Think of meeting a celebrity. A good one, not the one you’re thinking of. They spend their life being revered and treated well - so that’s how they expect you to behave. And so assured are they in this frame that when you meet them, it subsumes you - you treat them as they’re naturally expecting to be treated.

The same goes for CEOs, CTOs, FDs - key decision makers you might be pitching or presenting to. They hold the keys to the kingdom. You’re begging for scraps from their table, along with countless others. You’re pitching to them and you can just tell they’re thinking about dinner. How do you shake them out of their delicious reverie and make a real-world impression?

Sometimes you have to drink the wee from the shoe.

You drink the wee from the shoe. Sort of.

The thing about “power frames” is they can be weakened and disrupted by “small, friendly acts of defiance”. In the book Klaff recounts the time he helped himself to the apple of a big-shot investor who wasn’t engaging with him. These little acts of rebellion force a re-evaluation of the power dynamic. They wake people up. It’s basically negging, but for business.

So how can you use frame control to have more impact in pitches?

One of the key ways Klaff outlines is to use “prizing” - positioning yourself as someone the client would be lucky to work with. In short it reduces your neediness and plays on people’s propensity to chase an opportunity that seems to be getting away.
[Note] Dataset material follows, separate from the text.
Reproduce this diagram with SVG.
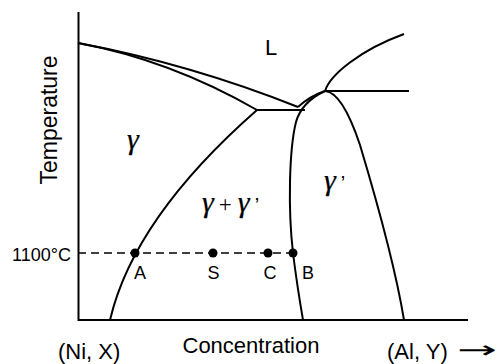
<svg xmlns="http://www.w3.org/2000/svg" width="500" height="364" viewBox="0 0 500 364">
<style>
.ln{fill:none;stroke:#000;stroke-width:2;stroke-linecap:butt;stroke-linejoin:round}
.ax{fill:none;stroke:#000;stroke-width:2}
.dash{fill:none;stroke:#000;stroke-width:1.3;stroke-dasharray:8 5}
.sans{font-family:"Liberation Sans",Arial,sans-serif;fill:#000}
.g{font-family:"Liberation Serif","Times New Roman",serif;font-style:italic;fill:#000;stroke:#000;stroke-width:0.25}
.pl{font-family:"Liberation Serif","Times New Roman",serif;fill:#000}
</style>
<rect width="500" height="364" fill="#fff"/>
<g id="axes">
<path class="ax" d="M78.5,12 V321 M78,320 H468"/>
</g>
<g id="connectors">
<path class="ln" d="M78,43 Q190,64 298,107"/>
<path class="ln" d="M78,43 Q170,60 257,110"/>
<path class="ln" d="M257,110 C200,160 130,235 110,320"/>
<path class="ln" d="M257,110 H305"/>
<path class="ln" d="M298,107 Q310,96 325,91"/>
<path class="ln" d="M325,91 C310,98 300,108 296,122 C289,150 288,210 293,253 Q297,285 303,320"/>
<path class="ln" d="M325,91 C330,75 360,50 404,34"/>
<path class="ln" d="M325,91 H409"/>
<path class="ln" d="M325,91 C338,92 350,115 360,145 C375,195 395,265 404,320"/>
<path class="dash" d="M78,253 H293"/>
</g>
<g id="points">
<circle id="A" cx="135" cy="253" r="4.5"/>
<circle id="S" cx="213" cy="253" r="4.5"/>
<circle id="C" cx="268" cy="253" r="4.5"/>
<circle id="B" cx="293" cy="253" r="4.5"/>
</g>
<g id="labels">
<text class="sans" x="265" y="55" font-size="22">L</text>
<text class="g" x="127" y="149" font-size="30">γ</text>
<text x="202" y="212" font-size="30"><tspan class="g">γ</tspan><tspan class="pl" font-size="23" dx="5">+</tspan><tspan class="g" dx="6">γ</tspan><tspan class="sans" font-size="20" dx="5">’</tspan></text>
<text x="324" y="190" font-size="30"><tspan class="g">γ</tspan><tspan class="sans" font-size="20" dx="5">’</tspan></text>
<text class="sans" x="71" y="261" font-size="18" text-anchor="end">1100°C</text>
<text class="sans" x="140" y="279" font-size="18" text-anchor="middle">A</text>
<text class="sans" x="213.5" y="279" font-size="18" text-anchor="middle">S</text>
<text class="sans" x="270" y="279" font-size="18" text-anchor="middle">C</text>
<text class="sans" x="302" y="279" font-size="18">B</text>
<text class="sans" x="57" y="120" font-size="23" text-anchor="middle" transform="rotate(-90 57 120)">Temperature</text>
<text class="sans" x="251" y="353" font-size="22" text-anchor="middle">Concentration</text>
<text class="sans" x="58" y="359" font-size="22">(Ni, X)</text>
<text class="sans" x="387" y="359" font-size="22">(Al, Y)</text>
<text x="457" y="358" font-family="DejaVu Sans, sans-serif" font-size="24" textLength="40" lengthAdjust="spacingAndGlyphs">→</text>
</g>
</svg>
He also explores how to gain status (although finds it very hard to stay away from the term “alpha”). The first thing to note is that status is situational. You might be the CEO of a huge bank, but when you motor off on your yacht, the captain is in charge. Or, still being a CEO, you might be wining and dining some clients in a luxury restaurant and find yourself feeling stupid and tongue tied in front of a debonair sommelier. Therefore, when negotiating with or pitching to someone of high status it’s important to bring the conversation quickly to the area in which you’re the expert (in a subtle way, don’t just start yelling about Oasis B-sides).

A couple of other things to note are how to regain control when a pitch starts to go sideways - especially when you’re trying to do a bit of storytelling and some nerd keeps getting hung up on digging down into the details, completely killing your momentum. According to Klaff, you’ve been hit with the “Analyst Frame” and you need to respond by building intrigue with a story or metaphor. The idea is narrative and analytic information cannot coexist, so replace analytic discourse with storytelling.

A mind map of frames

Although it’s flawed in some ways (and cliched in others), there’s a lot to be said for the idea of playfully disrupting established dynamics if you want to make an impact.

It’s something I’d often have to use as an MC at rowdier comedy nights. A particularly enthusiastic heckler or drunk stag party carry a pretty strong frame: I’m the centre of attention and this night will be about me. As MC, my role would often be to subsume their frame to mine - this is everybody’s night equally and we’re all going to get along and have a good time. But I’m in charge. Sometimes that would be subtle (invite the stag to stand up, get everyone to give him a round of applause and full attention for 30 seconds, tell him to sit down again and move on), sometimes less subtle (pick on the key disrupter and forensically make them look like a dick).

Sometimes of course it would backfire spectacularly, but that’s another blog.


In the professional world, Klaff suggests getting comfortable with frame control by starting small and initiating tiny “frame collisions” in a good-natured spirit whenever possible.
I’d just advise staying away from Guns N Roses fans until you’re an expert.